[Begin Given material]

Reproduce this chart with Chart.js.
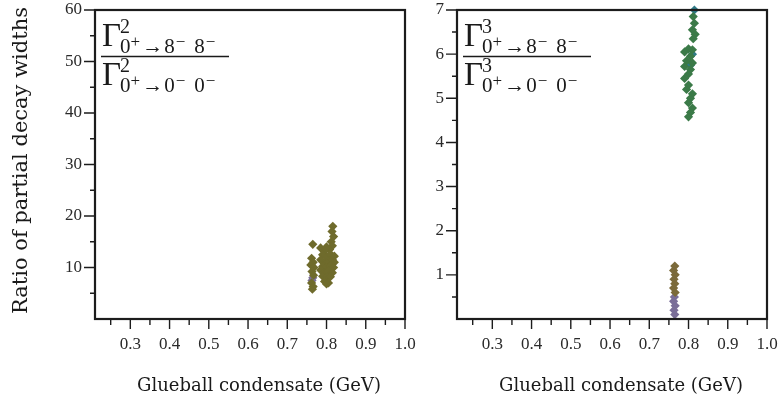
<!DOCTYPE html>
<html><head><meta charset="utf-8">
<script src="https://cdn.jsdelivr.net/npm/chart.js@4.4.1/dist/chart.umd.min.js"></script>
<style>
html,body{margin:0;padding:0;background:#fff;}
#wrap{position:relative;width:782px;height:406px;overflow:hidden;}
.pane{position:absolute;top:0;height:406px;}
#p1{left:0;width:420px;}
#p2{left:420px;width:362px;}
</style></head><body>
<div id="wrap"><div class="pane" id="p1"><canvas id="c1" width="420" height="406"></canvas></div><div class="pane" id="p2"><canvas id="c2" width="362" height="406"></canvas></div></div>
<script>
// ---- data ----
const xRange = [0.21, 1.0];
const xMajorTicks = [0.3, 0.4, 0.5, 0.6, 0.7, 0.8, 0.9, 1.0];
const xMinorTicks = [0.25, 0.35, 0.45, 0.55, 0.65, 0.75, 0.85, 0.95];
const leftYRange = [0, 60];
const leftYTicks = [10, 20, 30, 40, 50, 60];
const leftYMinor = [5, 15, 25, 35, 45, 55];
const rightYRange = [0, 7];
const rightYTicks = [1, 2, 3, 4, 5, 6, 7];
const rightYMinor = [0.5, 1.5, 2.5, 3.5, 4.5, 5.5, 6.5];

// left panel (ratio Γ² 8-8- / 0-0-)
const leftOlive = [
  [0.765,14.5],[0.762,11.8],[0.766,11.0],[0.760,10.5],[0.768,10.0],[0.763,9.2],[0.767,8.5],[0.762,7.0],[0.766,6.3],[0.764,5.8],
  [0.816,18.0],[0.814,17.0],[0.818,16.0],[0.812,15.0],[0.815,14.2],[0.808,13.5],
  [0.785,13.8],[0.795,13.2],[0.800,14.0],[0.790,12.5],[0.800,12.0],[0.810,12.6],[0.820,12.2],
  [0.785,11.5],[0.795,11.0],[0.805,11.2],[0.815,11.5],[0.820,11.0],[0.790,10.2],[0.800,10.0],
  [0.810,10.3],[0.818,10.0],[0.785,9.5],[0.795,9.0],[0.805,9.3],[0.815,9.0],[0.790,8.3],
  [0.800,8.0],[0.810,8.2],[0.795,7.3],[0.805,7.0],[0.800,6.8]
];
const leftPurple = [[0.765,8.0],[0.763,7.5],[0.800,9.8],[0.805,9.2]];

// right panel (ratio Γ³ 8-8- / 0-0-)
const rightGreen = [
  [0.812,6.85],[0.815,6.70],[0.810,6.55],[0.817,6.45],[0.812,6.35],
  [0.800,6.12],[0.810,6.10],[0.790,6.05],[0.805,5.95],[0.795,5.85],[0.810,5.80],[0.790,5.72],
  [0.805,5.65],[0.800,5.55],[0.790,5.45],[0.800,5.30],[0.795,5.20],[0.810,5.10],[0.805,5.00],
  [0.800,4.90],[0.810,4.78],[0.805,4.68],[0.800,4.58]
];
const rightTeal = [[0.815,7.0],[0.810,6.0],[0.805,5.75]];
const rightBrown = [[0.765,1.2],[0.762,1.1],[0.766,1.0],[0.763,0.9],[0.765,0.8],[0.762,0.7],[0.766,0.6]];
const rightPurple = [[0.764,0.5],[0.762,0.4],[0.766,0.3],[0.763,0.2],[0.765,0.1]];

const xTitle = 'Glueball condensate (GeV)';
const yTitle = 'Ratio of partial decay widths';

// ---- drawing helpers ----
const TICK_FONT = {family: "'Liberation Serif', serif", size: 17};
const TICK_COLOR = '#2a2a2a';
const AXIS_COLOR = '#1c1c1c';

function toPts(arr){ return arr.map(p => ({x: p[0], y: p[1]})); }
function ds(arr, color){
  return {data: toPts(arr), backgroundColor: color, borderColor: color, borderWidth: 0,
    pointStyle: 'rectRot', pointRadius: 4.6, pointHoverRadius: 4.6, clip: false};
}

const framePlugin = {
  id: 'frame',
  afterDatasetsDraw(chart, args, o){
    const {ctx, chartArea: a, scales: {x, y}} = chart;
    ctx.save();
    ctx.strokeStyle = AXIS_COLOR;
    ctx.lineWidth = 1.4;
    ctx.beginPath();
    o.xMajor.forEach(v => { const p = x.getPixelForValue(v); ctx.moveTo(p, a.bottom); ctx.lineTo(p, a.bottom + 10); });
    o.xMinor.forEach(v => { const p = x.getPixelForValue(v); ctx.moveTo(p, a.bottom); ctx.lineTo(p, a.bottom + 6); });
    o.yMajor.forEach(v => { const p = y.getPixelForValue(v); ctx.moveTo(a.left, p); ctx.lineTo(a.left - 11, p); });
    o.yMinor.forEach(v => { const p = y.getPixelForValue(v); ctx.moveTo(a.left, p); ctx.lineTo(a.left - 5, p); });
    ctx.stroke();
    ctx.lineWidth = 2.2;
    ctx.strokeRect(a.left, a.top, a.right - a.left, a.bottom - a.top);

    // axis titles
    ctx.fillStyle = '#1a1a1a';
    ctx.textAlign = 'center';
    ctx.textBaseline = 'middle';
    ctx.font = "18px 'DejaVu Serif', serif";
    ctx.fillText(o.xTitle, (a.left + a.right) / 2 + 9, 386);
    if (o.yTitle) {
      ctx.save();
      ctx.translate(22, (a.top + a.bottom) / 2 - 4);
      ctx.rotate(-Math.PI / 2);
      ctx.font = "21px 'DejaVu Serif', serif";
      ctx.fillText(o.yTitle, 0, 0);
      ctx.restore();
    }
    ctx.restore();

    // fraction annotation
    const x0 = a.left + 7;
    ctx.save();
    ctx.fillStyle = '#1a1a1a';
    ctx.textBaseline = 'alphabetic';
    ctx.textAlign = 'left';
    const serif = "'Liberation Serif', serif";
    function rich(xs, base, segs){
      let cx = xs;
      segs.forEach(s => {
        ctx.font = s.size + 'px ' + serif;
        cx += (s.gap || 0);
        ctx.fillText(s.t, cx, base - (s.dy || 0));
        cx += ctx.measureText(s.t).width;
      });
    }
    function term(base, sub){
      ctx.font = '33px ' + serif;
      ctx.fillText('\u0393', x0, base);
      const gw = ctx.measureText('\u0393').width;
      ctx.font = '20px ' + serif;
      ctx.fillText(o.power, x0 + gw - 1, base - 13);
      rich(x0 + gw - 1, base + 7, [
        {t: '0', size: 21},
        {t: '+', size: 17, dy: 6},
        {t: '\u2192', size: 21, gap: 2},
        {t: sub, size: 21, gap: 1},
        {t: '\u2212', size: 17, dy: 6, gap: 1},
        {t: sub, size: 21, gap: 9},
        {t: '\u2212', size: 17, dy: 6, gap: 1}
      ]);
    }
    term(46, '8');
    ctx.strokeStyle = '#1a1a1a';
    ctx.lineWidth = 1.5;
    ctx.beginPath();
    ctx.moveTo(x0 - 1, 56.5); ctx.lineTo(x0 + 127, 56.5);
    ctx.stroke();
    term(85, '0');
    ctx.restore();
  }
};

function makeChart(id, datasets, cfg){
  return new Chart(document.getElementById(id), {
    type: 'scatter',
    data: {datasets},
    plugins: [framePlugin],
    options: {
      responsive: false, animation: false, devicePixelRatio: 1,
      layout: {padding: {top: 10, right: cfg.padRight, left: 0, bottom: 0}},
      plugins: {legend: {display: false}, tooltip: {enabled: false},
        frame: {xMajor: xMajorTicks, xMinor: xMinorTicks, yMajor: cfg.yMajor, yMinor: cfg.yMinor,
          power: cfg.power, xTitle: xTitle, yTitle: cfg.yTitle ? yTitle : null}},
      scales: {
        x: {
          type: 'linear', min: xRange[0], max: xRange[1],
          afterBuildTicks: s => { s.ticks = xMajorTicks.map(v => ({value: v})); },
          afterFit: s => { s.height = 87; s.paddingLeft = 0; s.paddingRight = 0; },
          grid: {display: false, drawTicks: false},
          border: {display: false},
          ticks: {font: TICK_FONT, color: TICK_COLOR, padding: 15, maxRotation: 0, autoSkip: false,
            callback: v => Number(v).toFixed(1)},
          title: {display: false}
        },
        y: {
          type: 'linear', min: cfg.yRange[0], max: cfg.yRange[1],
          afterBuildTicks: s => { s.ticks = cfg.yMajor.map(v => ({value: v})); },
          afterFit: s => { s.width = cfg.yWidth; s.paddingTop = 0; s.paddingBottom = 0; },
          grid: {display: false, drawTicks: false},
          border: {display: false},
          ticks: {font: TICK_FONT, color: TICK_COLOR, padding: 13, autoSkip: false,
            callback: v => String(v)},
          title: {display: false}
        }
      }
    }
  });
}

makeChart('c1', [ds(leftOlive, '#6f6b2c'), ds(leftPurple, '#7b6f96')],
  {padRight: 15, yRange: leftYRange, yMajor: leftYTicks, yMinor: leftYMinor, yWidth: 95, yTitle: true, power: '2'});
makeChart('c2', [ds(rightGreen, '#3b7a48'), ds(rightTeal, '#2f7a86'), ds(rightBrown, '#7b6a3a'), ds(rightPurple, '#7a6e98')],
  {padRight: 15, yRange: rightYRange, yMajor: rightYTicks, yMinor: rightYMinor, yWidth: 37, yTitle: false, power: '3'});
</script>
</body></html>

[End Given material]

*Objective*:
Omitting all pictures, restate exactly the lines of the material from its start through the line that contains "const rightYMinor = [0.5, 1.5, 2.5, 3.5, 4.5, 5.5, 6.5];".

*Output below*:
Reproduce this chart with Chart.js.
<!DOCTYPE html>
<html><head><meta charset="utf-8">
<script src="https://cdn.jsdelivr.net/npm/chart.js@4.4.1/dist/chart.umd.min.js"></script>
<style>
html,body{margin:0;padding:0;background:#fff;}
#wrap{position:relative;width:782px;height:406px;overflow:hidden;}
.pane{position:absolute;top:0;height:406px;}
#p1{left:0;width:420px;}
#p2{left:420px;width:362px;}
</style></head><body>
<div id="wrap"><div class="pane" id="p1"><canvas id="c1" width="420" height="406"></canvas></div><div class="pane" id="p2"><canvas id="c2" width="362" height="406"></canvas></div></div>
<script>
// ---- data ----
const xRange = [0.21, 1.0];
const xMajorTicks = [0.3, 0.4, 0.5, 0.6, 0.7, 0.8, 0.9, 1.0];
const xMinorTicks = [0.25, 0.35, 0.45, 0.55, 0.65, 0.75, 0.85, 0.95];
const leftYRange = [0, 60];
const leftYTicks = [10, 20, 30, 40, 50, 60];
const leftYMinor = [5, 15, 25, 35, 45, 55];
const rightYRange = [0, 7];
const rightYTicks = [1, 2, 3, 4, 5, 6, 7];
const rightYMinor = [0.5, 1.5, 2.5, 3.5, 4.5, 5.5, 6.5];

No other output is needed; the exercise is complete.